In this Sunday, Dec. 2, 2018 photo, supporters of Spain’s far-right Vox party, wave Spanish flags as they celebrate the results during regional elections in Andalusia, in Seville, Spain. (AP Photo/Gogo Lobato)


MADRID (AP) — A regional election in Spain saw a surge of support for a far-right party and dealt a major setback for the ruling Socialists, whose prime minister said Monday that he will defend democracy from fear.

The anti-migrant, anti-feminist and euroskeptic Vox party won 12 seats Sunday in the 109-member parliament of Andalusia, Spain’s most populated region and a bastion of the Socialists for the past 36 years.

The four-year-old Vox party, which had not previously held any seats in Spain, could now be a kingmaker and oust the Socialists from Andalusia’s regional government if they strike a deal with conservatives and the center-right to assemble a 59-seat majority.

Those leaders on Monday began talks to form a regional government, which both parties said would include contacts with Vox.

The surprising win — the most favorable polls ahead of the election predicted Vox would win about five seats — also launched the party’s strategy to make a dent in national politics and the European elections next year.
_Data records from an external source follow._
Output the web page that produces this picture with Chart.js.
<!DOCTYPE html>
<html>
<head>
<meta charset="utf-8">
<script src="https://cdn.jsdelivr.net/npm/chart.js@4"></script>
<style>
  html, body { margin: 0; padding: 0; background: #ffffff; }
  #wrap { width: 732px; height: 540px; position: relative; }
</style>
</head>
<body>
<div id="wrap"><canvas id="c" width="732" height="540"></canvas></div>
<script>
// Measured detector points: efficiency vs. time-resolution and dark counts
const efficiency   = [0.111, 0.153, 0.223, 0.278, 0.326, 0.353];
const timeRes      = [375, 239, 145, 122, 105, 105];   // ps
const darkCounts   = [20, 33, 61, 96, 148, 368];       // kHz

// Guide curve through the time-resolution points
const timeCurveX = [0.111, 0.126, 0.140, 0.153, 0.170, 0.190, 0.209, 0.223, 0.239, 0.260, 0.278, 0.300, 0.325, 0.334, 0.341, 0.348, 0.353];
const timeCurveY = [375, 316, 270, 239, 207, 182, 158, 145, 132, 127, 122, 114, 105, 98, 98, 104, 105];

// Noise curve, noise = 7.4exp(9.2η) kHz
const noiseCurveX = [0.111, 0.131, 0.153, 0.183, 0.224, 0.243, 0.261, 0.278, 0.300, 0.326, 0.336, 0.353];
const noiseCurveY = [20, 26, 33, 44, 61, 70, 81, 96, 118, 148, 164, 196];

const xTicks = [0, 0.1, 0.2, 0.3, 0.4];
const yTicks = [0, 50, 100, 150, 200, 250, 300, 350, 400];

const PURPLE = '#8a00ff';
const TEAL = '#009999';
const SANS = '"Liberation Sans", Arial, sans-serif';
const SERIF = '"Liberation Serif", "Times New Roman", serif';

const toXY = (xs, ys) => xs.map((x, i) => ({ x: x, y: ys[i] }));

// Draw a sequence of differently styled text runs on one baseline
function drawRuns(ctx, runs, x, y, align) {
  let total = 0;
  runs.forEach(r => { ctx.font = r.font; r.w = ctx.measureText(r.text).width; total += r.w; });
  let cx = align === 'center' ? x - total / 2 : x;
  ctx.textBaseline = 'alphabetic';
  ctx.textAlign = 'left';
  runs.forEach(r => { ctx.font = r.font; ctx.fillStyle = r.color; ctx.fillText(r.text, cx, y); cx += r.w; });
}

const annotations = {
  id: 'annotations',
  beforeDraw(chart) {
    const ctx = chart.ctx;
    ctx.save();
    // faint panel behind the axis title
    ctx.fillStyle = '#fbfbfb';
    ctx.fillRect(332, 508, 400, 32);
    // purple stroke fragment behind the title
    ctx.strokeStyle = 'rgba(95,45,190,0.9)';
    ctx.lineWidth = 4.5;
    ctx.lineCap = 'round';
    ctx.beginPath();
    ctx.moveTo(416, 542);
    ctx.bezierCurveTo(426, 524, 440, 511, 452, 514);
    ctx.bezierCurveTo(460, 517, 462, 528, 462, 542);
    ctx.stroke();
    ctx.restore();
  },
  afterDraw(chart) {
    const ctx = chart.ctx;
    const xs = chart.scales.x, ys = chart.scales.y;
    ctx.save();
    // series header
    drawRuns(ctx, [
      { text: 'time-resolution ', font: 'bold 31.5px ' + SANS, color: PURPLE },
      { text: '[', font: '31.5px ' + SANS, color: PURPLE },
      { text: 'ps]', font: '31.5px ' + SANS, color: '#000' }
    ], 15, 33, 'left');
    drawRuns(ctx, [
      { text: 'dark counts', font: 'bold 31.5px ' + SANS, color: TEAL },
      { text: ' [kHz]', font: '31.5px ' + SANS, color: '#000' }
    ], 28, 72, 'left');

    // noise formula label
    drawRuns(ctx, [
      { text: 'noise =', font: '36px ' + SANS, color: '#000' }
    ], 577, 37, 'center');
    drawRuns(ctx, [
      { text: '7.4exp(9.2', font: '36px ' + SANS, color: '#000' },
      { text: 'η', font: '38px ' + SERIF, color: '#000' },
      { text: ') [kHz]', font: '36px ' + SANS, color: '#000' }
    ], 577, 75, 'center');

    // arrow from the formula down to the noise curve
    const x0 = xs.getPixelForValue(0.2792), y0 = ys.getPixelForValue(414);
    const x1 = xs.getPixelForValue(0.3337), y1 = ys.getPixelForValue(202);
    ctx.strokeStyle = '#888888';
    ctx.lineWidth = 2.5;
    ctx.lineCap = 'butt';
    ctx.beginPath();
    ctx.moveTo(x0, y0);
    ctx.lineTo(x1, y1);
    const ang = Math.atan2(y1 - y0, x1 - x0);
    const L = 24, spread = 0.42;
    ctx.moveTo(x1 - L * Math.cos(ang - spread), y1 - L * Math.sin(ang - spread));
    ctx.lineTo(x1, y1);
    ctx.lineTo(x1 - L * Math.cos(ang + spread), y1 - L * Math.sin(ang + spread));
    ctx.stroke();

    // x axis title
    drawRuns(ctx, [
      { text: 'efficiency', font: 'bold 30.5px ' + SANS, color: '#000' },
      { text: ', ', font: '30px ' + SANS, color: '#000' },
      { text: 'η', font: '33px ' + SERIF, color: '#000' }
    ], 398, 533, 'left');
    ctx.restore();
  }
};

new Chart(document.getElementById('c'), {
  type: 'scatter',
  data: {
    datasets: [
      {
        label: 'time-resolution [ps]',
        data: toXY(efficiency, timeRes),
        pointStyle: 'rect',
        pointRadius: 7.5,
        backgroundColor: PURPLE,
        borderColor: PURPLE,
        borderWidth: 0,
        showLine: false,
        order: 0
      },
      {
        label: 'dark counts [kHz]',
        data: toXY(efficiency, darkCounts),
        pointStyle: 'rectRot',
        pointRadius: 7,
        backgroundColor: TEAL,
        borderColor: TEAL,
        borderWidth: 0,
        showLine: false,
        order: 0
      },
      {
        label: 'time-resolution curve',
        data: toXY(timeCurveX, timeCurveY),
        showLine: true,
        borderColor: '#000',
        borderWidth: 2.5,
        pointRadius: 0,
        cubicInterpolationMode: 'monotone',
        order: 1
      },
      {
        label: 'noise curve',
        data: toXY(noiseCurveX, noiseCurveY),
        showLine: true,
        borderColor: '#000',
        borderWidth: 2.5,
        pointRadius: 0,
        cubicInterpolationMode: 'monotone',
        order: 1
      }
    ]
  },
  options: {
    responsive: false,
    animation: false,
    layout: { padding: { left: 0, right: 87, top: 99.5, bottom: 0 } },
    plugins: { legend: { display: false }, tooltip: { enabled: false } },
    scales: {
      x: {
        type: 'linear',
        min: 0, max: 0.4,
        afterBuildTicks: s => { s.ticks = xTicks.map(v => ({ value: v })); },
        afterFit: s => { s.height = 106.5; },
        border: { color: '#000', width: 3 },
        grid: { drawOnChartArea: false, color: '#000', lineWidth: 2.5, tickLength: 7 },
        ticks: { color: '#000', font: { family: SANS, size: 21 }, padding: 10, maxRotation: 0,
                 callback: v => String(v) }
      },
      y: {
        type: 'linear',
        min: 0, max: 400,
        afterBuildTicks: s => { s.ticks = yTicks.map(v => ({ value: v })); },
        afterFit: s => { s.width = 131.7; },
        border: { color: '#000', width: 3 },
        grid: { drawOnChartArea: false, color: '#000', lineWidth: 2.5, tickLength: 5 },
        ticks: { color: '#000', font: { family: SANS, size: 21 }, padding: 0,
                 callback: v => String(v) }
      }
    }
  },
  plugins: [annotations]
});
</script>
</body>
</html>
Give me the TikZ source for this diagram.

It’s also a blow to those who had felt that sour memories of Spain’s 20th-century dictatorship and a consensus over the European Union’s benefits had inoculated the country from a wave of rising populism in Europe.

French far-right leader Marine Le Pen was one of the first to celebrate Vox’s success, congratulating the party’s national leader Santiago Abascal in a tweet for what she said was “a very significant result for a young and dynamic movement.”

In a sharp contrast, Spain’s Socialist prime minister, Pedro Sanchez, tweeted Monday that “my government will continue working on a regenerating and pro-European project for Spain.” He said the result will “strengthen our pledge to defend the Constitution and Democracy against fear.”

The Socialists saw their support plummet to just 33 seats, compared to 47 in 2015 and far from the majority of 55 needed to govern even if they could get the backing of Adelante Andalucia, the local brand of the anti-establishment Podemos party, which took 17 seats.

The conservative Popular Party came second with 26 seats — down seven from previously — and the center-right Citizens party more than doubled its presence in the regional assembly, capturing 21 seats.

Still, analysts said that having Spain’s right-wing side themselves with the far-right could backfire, especially with local, other regional and European elections next year and a possible general election that could come any time before 2020.

That’s the limit of the legislative term for Sanchez, who toppled former conservative Prime Minister Mariano Rajoy in June with a no-confidence vote. Sanchez now leads Spain’s weakest minority government in four decades of democracy and there is increasing speculation that he could be calling an early election.